Par ce moyen, les méchans, prenant les biens promis pour matériels, s’égarent malgré le temps prédit clairement, et les bons ne s’égarent pas : car l’intelligence des biens promis dépend du cœur, qui appelle bien ce qu’il aime ; mais l’intelligence du temps promis ne dépend point du cœur ; et ainsi la prédiction claire du temps, et obscure des biens, ne déçoit que les seuls méchans.


8.

Comment falloit-il que fût le Messie, puisque par lui le sceptre devoit être éternellement en Juda, et qu’à son arrivée, le sceptre devoit être ôté à Juda ?
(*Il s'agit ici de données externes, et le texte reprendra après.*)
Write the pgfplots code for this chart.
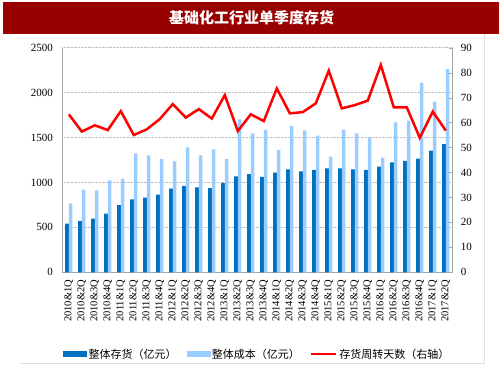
\documentclass[border=0pt]{standalone}
\usepackage{fontspec}
\setmainfont{Liberation Serif}
\newfontfamily\cjk{Noto Sans CJK SC}
\usepackage{pgfplots}
\usepackage{pgfplotstable}
\pgfplotsset{compat=1.18}
\definecolor{dblue}{HTML}{0070C0}
\definecolor{lblue}{HTML}{99CCFF}
\definecolor{tred}{HTML}{990000}
\definecolor{axgray}{HTML}{A6A6A6}

\pgfplotstableread{
x inv cost days
0 541 768 63.3
1 571 920 56.4
2 597 912 58.9
3 653 1024 57.0
4 749 1042 64.6
5 812 1324 55.0
6 831 1302 57.3
7 864 1261 61.4
8 931 1235 67.4
9 961 1391 62.0
10 946 1302 65.4
11 938 1369 61.6
12 994 1261 71.0
13 1068 1702 56.6
14 1094 1547 63.3
15 1061 1584 60.6
16 1109 1361 73.7
17 1146 1628 63.7
18 1124 1580 64.2
19 1139 1521 67.7
20 1157 1287 80.8
21 1157 1587 65.7
22 1146 1547 67.0
23 1139 1502 68.8
24 1176 1276 83.1
25 1224 1669 66.1
26 1239 1688 66.1
27 1265 2110 53.9
28 1354 1899 64.4
29 1428 2262 56.8
}\data

\begin{document}
\begin{tikzpicture}[x=1pt,y=1pt]
\useasboundingbox (0,0) rectangle (503,378);
% title bar
\fill[tred] (3,343.7) rectangle (499,376.3);
\node[text=white, font=\cjk\bfseries\fontsize{15}{18}\selectfont] at (251.5,360) {基础化工行业单季度存货};
% frame
\draw[gray!25, line width=0.8pt] (20,14.7) -- (484.3,14.7) -- (484.3,343.7);

\pgfplotsset{
  common/.style={
    scale only axis, width=390pt, height=224.6pt,
    at={(62.3pt,105.7pt)}, anchor=south west,
    xmin=-0.5, xmax=29.5,
    axis line style={axgray, line width=0.8pt},
    tick label style={font=\fontsize{11}{13}\selectfont},
    /pgf/number format/assume math mode=true,
    /pgf/number format/set thousands separator={},
    scaled y ticks=false,
  }
}

\begin{axis}[common,
  ymin=0, ymax=2500, ytick={0,500,...,2500},
  axis y line*=left, axis x line*=bottom,
  ymajorgrids, grid style={densely dotted, gray!50, line width=0.6pt},
  major tick length=0pt,
  yticklabel shift=6pt,
  xtick={0,...,29},
  xticklabels={2010\&1Q,2010\&2Q,2010\&3Q,2010\&4Q,2011\&1Q,2011\&2Q,2011\&3Q,2011\&4Q,2012\&1Q,2012\&2Q,2012\&3Q,2012\&4Q,2013\&1Q,2013\&2Q,2013\&3Q,2013\&4Q,2014\&1Q,2014\&2Q,2014\&3Q,2014\&4Q,2015\&1Q,2015\&2Q,2015\&3Q,2015\&4Q,2016\&1Q,2016\&2Q,2016\&3Q,2016\&4Q,2017\&1Q,2017\&2Q},
  xticklabel style={rotate=90, anchor=east, font=\fontsize{10.5}{12}\selectfont},
  xticklabel shift=4pt,
  ybar, bar width=3.6pt,
]
\addplot[fill=dblue, draw=none, bar shift=-1.8pt] table[x=x,y=inv]{\data};
\addplot[fill=lblue, draw=none, bar shift=1.8pt] table[x=x,y=cost]{\data};
\end{axis}

\begin{axis}[common,
  ymin=0, ymax=90, ytick={0,10,...,90},
  axis y line*=right, axis x line=none,
  major tick length=3pt, tick align=inside, tick style={axgray},
  yticklabel shift=5pt,
  legend columns=3,
  legend style={draw=none, fill=none, at={(0.5,-0.364)}, anchor=center,
    font=\cjk\fontsize{11}{13}\selectfont,
    /tikz/every even column/.append style={column sep=8pt}},
]
\addlegendimage{legend image code/.code={\fill[dblue] (0pt,-2.5pt) rectangle (23pt,2.5pt);}}
\addlegendentry{整体存货（亿元）}
\addlegendimage{legend image code/.code={\fill[lblue] (0pt,-2.5pt) rectangle (23pt,2.5pt);}}
\addlegendentry{整体成本（亿元）}
\addplot[red, line width=2.5pt, mark=none, legend image code/.code={\draw[red, line width=2.5pt] (0pt,0pt) -- (25pt,0pt);}] table[x=x,y=days]{\data};
\addlegendentry{存货周转天数（右轴）}
\end{axis}
\end{tikzpicture}
\end{document}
Pour faire qu’en voyant ils ne voient point, et qu’en entendant ils n’entendent point, rien ne pouvoit être mieux fait.


9.

La généalogie de Jésus-Christ dans l’Ancien Testament est mêlée parmi tant d’autres inutiles, qu’elle ne peut être discernée. Si Moïse n’eût tenu registre que des ancêtres de Jésus-Christ, cela eût été trop visible. S’il n’eût pas marqué celle de Jésus-Christ, cela n’eût pas été assez visible. Mais, après tout, qui regarde de près, voit celle de Jésus-Christ bien discernée par Thamar, Ruth, etc.


10.

Reconnoissez donc la vérité de la religion dans l’obscurité même de la religion, dans le peu de lumière que nous en avons, dans l’indifférence que nous avons de la connoître.

Jésus-Christ ne dit pas qu’il n’est point de Nazareth[7], ni qu’il n’est pas fils de Joseph[8], pour laisser les méchans dans l’aveuglement.


11.

Comme Jésus-Christ est demeuré inconnu parmi les hommes, ainsi sa vérité demeure parmi les opinions communes, sans différence à l’extérieur : ainsi l’eucharistie parmi le pain commun.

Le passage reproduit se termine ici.